▶ [Available data]
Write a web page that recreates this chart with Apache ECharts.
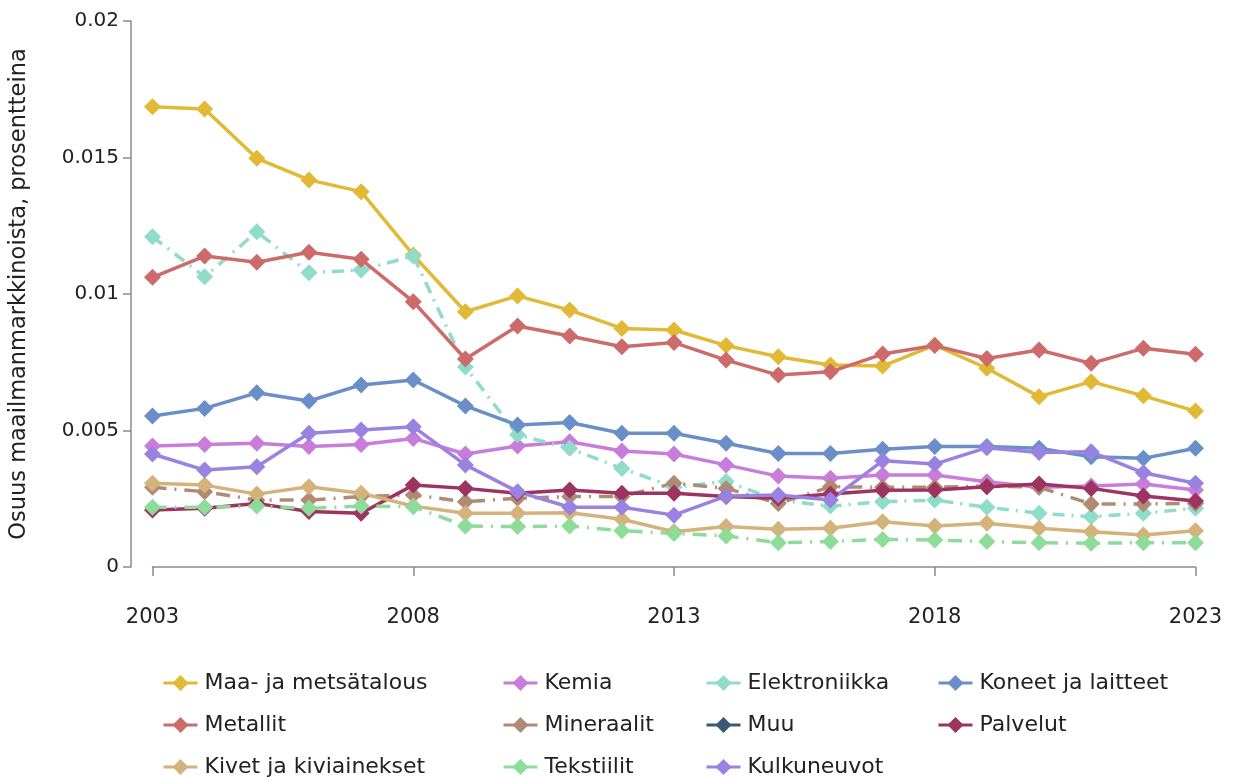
<!DOCTYPE html>
<html>
<head>
<meta charset="utf-8">
<script src="https://cdn.jsdelivr.net/npm/echarts@6/dist/echarts.min.js"></script>
<style>
html,body{margin:0;padding:0;background:#fff;}
#chart{width:1234px;height:778px;}
</style>
</head>
<body>
<div id="chart"></div>
<script>
const years = ['2003','2004','2005','2006','2007','2008','2009','2010','2011','2012','2013','2014','2015','2016','2017','2018','2019','2020','2021','2022','2023'];
const xTickLabels = ['2003','2008','2013','2018','2023'];
const yTickLabels = ['0','0.005','0.01','0.015','0.02'];

const maaJaMetsatalous = [0.01686,0.01678,0.01497,0.01418,0.01375,0.01143,0.00935,0.00993,0.00941,0.00874,0.00868,0.00811,0.0077,0.0074,0.00736,0.00813,0.00728,0.00624,0.00679,0.00627,0.00571];
const metallit = [0.01061,0.01139,0.01116,0.01153,0.01127,0.00972,0.00762,0.00883,0.00846,0.00807,0.00822,0.00758,0.00703,0.00715,0.0078,0.00811,0.00764,0.00795,0.00746,0.00801,0.00779];
const elektroniikka = [0.0121,0.01063,0.01228,0.01078,0.01088,0.01139,0.00733,0.00484,0.00435,0.00361,0.00293,0.00313,0.00245,0.00223,0.00239,0.00245,0.00219,0.00197,0.00184,0.00197,0.00215];
const koneetJaLaitteet = [0.00553,0.00581,0.00638,0.00608,0.00667,0.00685,0.0059,0.0052,0.00529,0.0049,0.0049,0.00453,0.00416,0.00416,0.00431,0.00441,0.00441,0.00435,0.00404,0.00398,0.00435];
const kemia = [0.00443,0.00449,0.00453,0.00441,0.00449,0.00471,0.00414,0.00443,0.00459,0.00425,0.00414,0.00374,0.00333,0.00325,0.00337,0.00337,0.00312,0.00292,0.00297,0.00304,0.00282];
const kulkuneuvot = [0.00414,0.00355,0.00367,0.0049,0.00502,0.00514,0.00374,0.00276,0.00219,0.00219,0.0019,0.0026,0.00264,0.00245,0.00389,0.00377,0.00437,0.00419,0.00422,0.00345,0.00307];
const kivetJaKiviainekset = [0.00307,0.003,0.00267,0.00294,0.0027,0.00223,0.00197,0.00197,0.00199,0.00175,0.00129,0.00148,0.00138,0.00142,0.00166,0.0015,0.0016,0.00142,0.00129,0.00117,0.00133];
const tekstiilit = [0.00219,0.00219,0.00223,0.00215,0.00223,0.00221,0.0015,0.00148,0.0015,0.00133,0.00123,0.00114,0.00089,0.00093,0.00101,0.00099,0.00093,0.00089,0.00087,0.00089,0.00089];
const palvelut = [0.00209,0.00215,0.00233,0.00203,0.00197,0.003,0.00288,0.0027,0.00282,0.0027,0.0027,0.00258,0.00252,0.00267,0.00281,0.00282,0.00294,0.00304,0.00288,0.0026,0.00242];
const mineraalit = [0.00292,0.00276,0.00245,0.00245,0.00258,0.00264,0.00239,0.00252,0.00258,0.00258,0.00307,0.00288,0.00233,0.00294,0.00292,0.00292,0.00297,0.00292,0.00231,0.00231,0.00233];
const muu = [];

const seriesDefs = [
  {name:'Maa- ja metsätalous', data:maaJaMetsatalous, color:'#e2b935', dash:'solid'},
  {name:'Kemia', data:kemia, color:'#c87ddb', dash:'solid'},
  {name:'Elektroniikka', data:elektroniikka, color:'#8fdcc9', dash:[12,7,2,7]},
  {name:'Koneet ja laitteet', data:koneetJaLaitteet, color:'#6a8fc8', dash:'solid'},
  {name:'Metallit', data:metallit, color:'#cd6b6b', dash:'solid'},
  {name:'Mineraalit', data:mineraalit, color:'#b08b74', dash:[14,8,2,8]},
  {name:'Muu', data:muu, color:'#3d5877', dash:'solid'},
  {name:'Palvelut', data:palvelut, color:'#9c3360', dash:'solid'},
  {name:'Kivet ja kiviainekset', data:kivetJaKiviainekset, color:'#d4b27b', dash:'solid'},
  {name:'Tekstiilit', data:tekstiilit, color:'#8edc99', dash:[14,8,2,8]},
  {name:'Kulkuneuvot', data:kulkuneuvot, color:'#9a82e0', dash:'solid'}
];

const FONT = 'DejaVu Sans';
const colLefts = [157, 497, 700, 932];
const rowCenters = [682, 724, 766];
const legends = seriesDefs.map((s, i) => ({
  data: [s.name],
  left: colLefts[i % 4],
  top: rowCenters[Math.floor(i / 4)] - 15,
  itemWidth: 34,
  itemHeight: 20,
  lineStyle: {type: 'solid', width: 3},
  textStyle: {fontFamily: FONT, fontSize: 22, color: '#222', padding: [0,0,0,2]},
  selectedMode: false
}));

const chart = echarts.init(document.getElementById('chart'), null, {renderer: 'canvas'});
chart.setOption({
  animation: false,
  backgroundColor: '#fff',
  grid: {left: 151.5, right: 38.5, top: 21, bottom: 211, containLabel: false},
  legend: legends,
  xAxis: {
    type: 'category',
    data: years,
    boundaryGap: false,
    offset: 21,
    axisLine: {show: true, lineStyle: {color: '#8a8a8a', width: 1.5}},
    axisTick: {show: true, length: 9, interval: 4, lineStyle: {color: '#8a8a8a', width: 1.5}},
    axisLabel: {
      interval: 4, margin: 19, fontFamily: FONT, fontSize: 21, color: '#222',
      formatter: v => xTickLabels.includes(v) ? v : ''
    },
    splitLine: {show: false}
  },
  yAxis: {
    type: 'value',
    min: 0, max: 0.02, interval: 0.005,
    offset: 21.5,
    name: 'Osuus maailmanmarkkinoista, prosentteina',
    nameLocation: 'middle',
    nameGap: 100,
    nameTextStyle: {fontFamily: FONT, fontSize: 22.5, color: '#222'},
    axisLine: {show: true, lineStyle: {color: '#8a8a8a', width: 1.5}},
    axisTick: {show: true, length: 8, lineStyle: {color: '#8a8a8a', width: 1.5}},
    axisLabel: {
      margin: 12, fontFamily: FONT, fontSize: 20, color: '#222',
      formatter: v => yTickLabels[Math.round(v / 0.005)]
    },
    splitLine: {show: false}
  },
  series: seriesDefs.map(s => ({
    name: s.name,
    type: 'line',
    data: s.data,
    color: s.color,
    symbol: 'diamond',
    symbolSize: 17,
    showSymbol: true,
    lineStyle: {width: 3.5, type: s.dash, color: s.color},
    itemStyle: {color: s.color},
    emphasis: {disabled: true}
  }))
});
</script>
</body>
</html>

▶ [Task brief] Repeat the listing above up to and including the line with "const yTickLabels = ['0','0.005','0.01','0.015','0.02'];", starting from its first line. Drop any pictures.

▶ [Solved exercise]
Write a web page that recreates this chart with Apache ECharts.
<!DOCTYPE html>
<html>
<head>
<meta charset="utf-8">
<script src="https://cdn.jsdelivr.net/npm/echarts@6/dist/echarts.min.js"></script>
<style>
html,body{margin:0;padding:0;background:#fff;}
#chart{width:1234px;height:778px;}
</style>
</head>
<body>
<div id="chart"></div>
<script>
const years = ['2003','2004','2005','2006','2007','2008','2009','2010','2011','2012','2013','2014','2015','2016','2017','2018','2019','2020','2021','2022','2023'];
const xTickLabels = ['2003','2008','2013','2018','2023'];
const yTickLabels = ['0','0.005','0.01','0.015','0.02'];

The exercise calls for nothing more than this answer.